This is the FUNNIEST scene in Umberto Eco's Baudolino. Previously: In 1204, the adventurer (let's call him that) Baudolino finds himself in Constantinople during the sack of the city by the Crusaders. He sees a man captured and about to be tortured by "two enormous invaders", recognises him as Niketas Choniates, "minister of the basileus" (that's the historian who would later recount the sack in great detail, since he lived it), saves him from their clutches by claiming he's the prisoner of Count Baldwin of Flanders, and sets him free.
Eugène Delacroix, The Entry of the Crusaders into Constantinople (1840)
Niketas did not bend to kiss the feet of his savior. He was already on the ground, and too distraught to behave with the dignity his rank required. “O my good lord, thank you for your aid. This means that not all Latins are wild beasts with faces distorted by hatred! Not even the Saracens acted this way when they reconquered Jerusalem, when Saladin was content with a handful of coins to guarantee the safety of the inhabitants. How shameful for all Christendom, brothers against armed brothers, pilgrims who were to recover the Holy Sepulcher but have allowed themselves to be halted by greed and envy, and are destroying the Roman empire! O Constantinople, Constantinople! Mother of churches, princess of religion, guide of perfect opinions, nurse of all learning, now you have drunk from the hand of God the cup of fury, and burned in a fire far greater than that which burned the Pentapolis!

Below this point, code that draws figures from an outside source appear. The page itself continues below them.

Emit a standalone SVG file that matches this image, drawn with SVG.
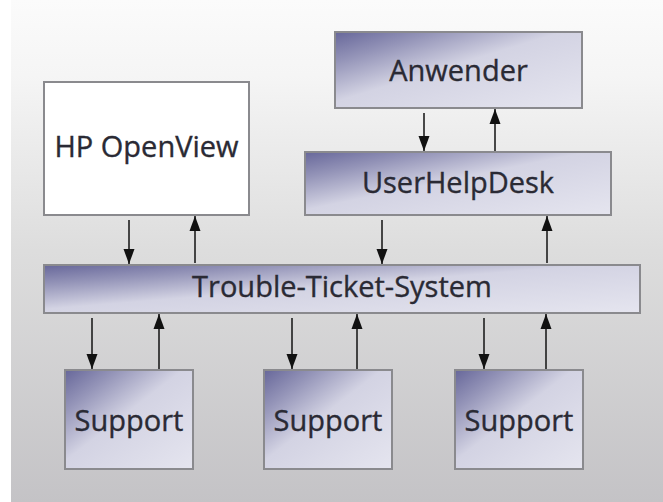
<svg xmlns="http://www.w3.org/2000/svg" width="663" height="502" viewBox="0 0 663 502">
  <defs>
    <linearGradient id="bg" x1="0" y1="0" x2="0" y2="1">
      <stop offset="0" stop-color="#fbfbfb"/>
      <stop offset="0.15" stop-color="#f5f5f5"/>
      <stop offset="0.5" stop-color="#dddddd"/>
      <stop offset="1" stop-color="#c4c3c6"/>
    </linearGradient>
    <linearGradient id="nodefill" x1="0" y1="0" x2="1" y2="1">
      <stop offset="0" stop-color="#67679a"/>
      <stop offset="0.2" stop-color="#9494b8"/>
      <stop offset="0.46" stop-color="#d3d3e3"/>
      <stop offset="1" stop-color="#e5e5ef"/>
    </linearGradient>
    <marker id="arrow" markerUnits="userSpaceOnUse" markerWidth="15" markerHeight="12" refX="15" refY="6" orient="auto">
      <path d="M0,0.5 L15,6 L0,11.5 z" fill="#111"/>
    </marker>
  </defs>
  <style>
    .box { fill: url(#nodefill); stroke: #8a8a8e; stroke-width: 2; }
    .plain { fill: #ffffff; stroke: #8a8a8e; stroke-width: 2; }
    .label { font-family: "Open Sans", "Noto Sans", "DejaVu Sans", sans-serif; font-size: 29px; fill: #2a2a34; stroke: #2a2a34; stroke-width: 0.35; text-anchor: middle; }
    .conn { stroke: #1e1e1e; stroke-width: 1.6; fill: none; marker-end: url(#arrow); }
  </style>

  <rect x="0" y="0" width="663" height="502" fill="url(#bg)"/>
  <rect x="0" y="0" width="11" height="502" fill="#ffffff"/>

  <g id="connectors">
    <!-- HP OpenView <-> TTS -->
    <line class="conn" x1="129" y1="220" x2="129" y2="264"/>
    <line class="conn" x1="195" y1="263" x2="195" y2="216"/>
    <!-- Anwender <-> UserHelpDesk -->
    <line class="conn" x1="424" y1="113" x2="424" y2="151"/>
    <line class="conn" x1="495" y1="151" x2="495" y2="109"/>
    <!-- UserHelpDesk <-> TTS -->
    <line class="conn" x1="382" y1="220" x2="382" y2="264"/>
    <line class="conn" x1="547" y1="263" x2="547" y2="216"/>
    <!-- TTS <-> Support 1 -->
    <line class="conn" x1="92" y1="318" x2="92" y2="369"/>
    <line class="conn" x1="159" y1="369" x2="159" y2="314"/>
    <!-- TTS <-> Support 2 -->
    <line class="conn" x1="292" y1="318" x2="292" y2="369"/>
    <line class="conn" x1="357" y1="369" x2="357" y2="314"/>
    <!-- TTS <-> Support 3 -->
    <line class="conn" x1="484" y1="318" x2="484" y2="369"/>
    <line class="conn" x1="546" y1="369" x2="546" y2="314"/>
  </g>

  <g id="anwender">
    <rect class="box" x="335" y="32" width="247" height="76"/>
    <text class="label" x="458.5" y="81">Anwender</text>
  </g>
  <g id="hp-openview">
    <rect class="plain" x="44" y="82" width="205" height="133"/>
    <text class="label" x="146.5" y="157">HP OpenView</text>
  </g>
  <g id="userhelpdesk">
    <rect class="box" x="305" y="152" width="306" height="63"/>
    <text class="label" x="458" y="193">UserHelpDesk</text>
  </g>
  <g id="trouble-ticket-system">
    <rect class="box" x="44" y="265" width="596" height="48"/>
    <text class="label" x="342" y="297">Trouble-Ticket-System</text>
  </g>
  <g id="support-1">
    <rect class="box" x="65" y="370" width="128" height="99"/>
    <text class="label" x="129" y="431">Support</text>
  </g>
  <g id="support-2">
    <rect class="box" x="264" y="370" width="128" height="99"/>
    <text class="label" x="328" y="431">Support</text>
  </g>
  <g id="support-3">
    <rect class="box" x="455" y="370" width="128" height="99"/>
    <text class="label" x="519" y="431">Support</text>
  </g>
</svg>
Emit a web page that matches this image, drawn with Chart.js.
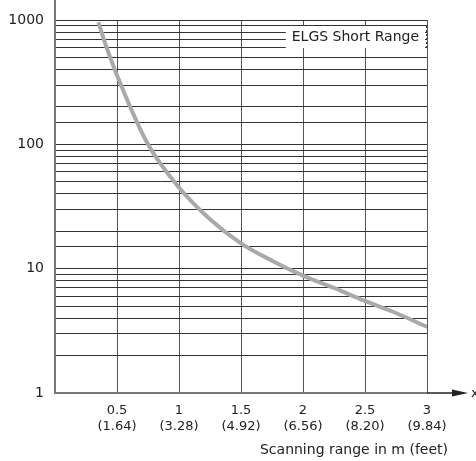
<!DOCTYPE html>
<html>
<head>
<meta charset="utf-8">
<script src="https://cdn.jsdelivr.net/npm/chart.js@4/dist/chart.umd.min.js"></script>
<style>
  html, body { margin: 0; padding: 0; background: #fff; }
  #wrap { width: 476px; height: 461px; }
</style>
</head>
<body>
<div id="wrap"><canvas id="chart" width="476" height="461"></canvas></div>
<script>
// scanning range in m, and the value on the log axis
const rangeM = [0.35, 0.4, 0.5, 0.75, 1, 1.25, 1.5, 1.75, 2, 2.25, 2.5, 2.75, 3];
const values = [960, 670, 360, 100, 45, 25, 16, 11.6, 8.8, 7.0, 5.5, 4.4, 3.4];
const xTicks = [0.5, 1, 1.5, 2, 2.5, 3];
const xTickFeet = ['(1.64)', '(3.28)', '(4.92)', '(6.56)', '(8.20)', '(9.84)'];
const yTicks = [1, 10, 100, 1000];
const seriesName = 'ELGS Short Range';
const xTitle = 'Scanning range in m (feet)';

const FONT = '"DejaVu Sans", sans-serif';

// extra bits: axis extensions, arrow, legend box, axis title
const extras = {
    id: 'extras',
    afterDraw(chart) {
        const { ctx, chartArea: a } = chart;
        ctx.save();
        // y axis goes up to the top edge
        ctx.strokeStyle = '#777';
        ctx.lineWidth = 2;
        ctx.beginPath();
        ctx.moveTo(a.left, 0);
        ctx.lineTo(a.left, a.bottom);
        ctx.stroke();
        // x axis runs on to an arrow
        ctx.strokeStyle = '#222';
        ctx.lineWidth = 1.5;
        ctx.beginPath();
        ctx.moveTo(a.right, a.bottom);
        ctx.lineTo(455, a.bottom);
        ctx.stroke();
        ctx.fillStyle = '#222';
        ctx.beginPath();
        ctx.moveTo(468, a.bottom);
        ctx.lineTo(452, a.bottom - 3.5);
        ctx.lineTo(452, a.bottom + 3.5);
        ctx.closePath();
        ctx.fill();
        ctx.font = '13px ' + FONT;
        ctx.textAlign = 'left';
        ctx.textBaseline = 'middle';
        ctx.fillText('x', 471, a.bottom + 1);

        // legend label in a white box
        ctx.font = '14px ' + FONT;
        const w = ctx.measureText(seriesName).width;
        const bx = a.right - w - 14, by = a.top + 6;
        ctx.fillStyle = '#fff';
        ctx.fillRect(bx, by, w + 12, 22);
        ctx.fillStyle = '#222';
        ctx.textAlign = 'left';
        ctx.fillText(seriesName, bx + 6, by + 11);
        ctx.strokeStyle = '#333';
        ctx.lineWidth = 1;
        ctx.setLineDash([2, 2]);
        ctx.beginPath();
        ctx.moveTo(a.right - 0.5, by);
        ctx.lineTo(a.right - 0.5, by + 22);
        ctx.stroke();
        ctx.setLineDash([]);

        // axis title
        ctx.font = '14px ' + FONT;
        ctx.textAlign = 'right';
        ctx.fillStyle = '#222';
        ctx.fillText(xTitle, 448, 450);
        ctx.restore();
    }
};

new Chart(document.getElementById('chart').getContext('2d'), {
    type: 'line',
    data: {
        datasets: [{
            label: seriesName,
            data: rangeM.map((x, i) => ({ x: x, y: values[i] })),
            borderColor: '#a9a9a9',
            borderWidth: 4,
            pointRadius: 0,
            fill: false,
            cubicInterpolationMode: 'monotone'
        }]
    },
    options: {
        responsive: false,
        animation: false,
        layout: { padding: { left: 0, right: 49, top: 20, bottom: 0 } },
        plugins: {
            legend: { display: false },
            tooltip: { enabled: false }
        },
        scales: {
            x: {
                type: 'linear',
                min: 0,
                max: 3,
                afterBuildTicks: (scale) => {
                    scale.ticks = [{ value: 0 }].concat(xTicks.map(v => ({ value: v })));
                },
                afterFit: (scale) => { scale.height = 68; },
                grid: { color: '#555', lineWidth: 1, drawTicks: false },
                border: { color: '#777', width: 2 },
                ticks: {
                    padding: 10,
                    color: '#222',
                    font: { family: FONT, size: 13, lineHeight: 1.2 },
                    maxRotation: 0,
                    callback: (v) => {
                        const i = xTicks.indexOf(v);
                        return i < 0 ? '' : [String(v), xTickFeet[i]];
                    }
                }
            },
            y: {
                type: 'logarithmic',
                min: 1,
                max: 1000,
                afterFit: (scale) => { scale.width = 55; },
                grid: { color: '#333', lineWidth: 1, drawTicks: false },
                border: { color: '#777', width: 2 },
                ticks: {
                    padding: 11,
                    color: '#222',
                    autoSkip: false,
                    font: { family: FONT, size: 14 },
                    callback: (v) => yTicks.includes(v) ? String(v) : ''
                }
            }
        }
    },
    plugins: [extras]
});
</script>
</body>
</html>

What envious and implacable demons have poured down on you the intemperance of their intoxication, what mad and odious Suitors have lighted your nuptial torch? O mother, once clad in gold and imperial purple, now befouled and haggard. And robbed of your children, like birds imprisoned in a cage, we cannot find the way to leave this city that was ours, nor the strength to remain here, but instead, sealed within many errors, we roam like vagrant stars!”
“Master Niketas,” Baudolino said, “I have been told that you Greeks talk too much and about everything, but I didn’t believe it went this far. At the moment, the question is how to move our ass out of here.”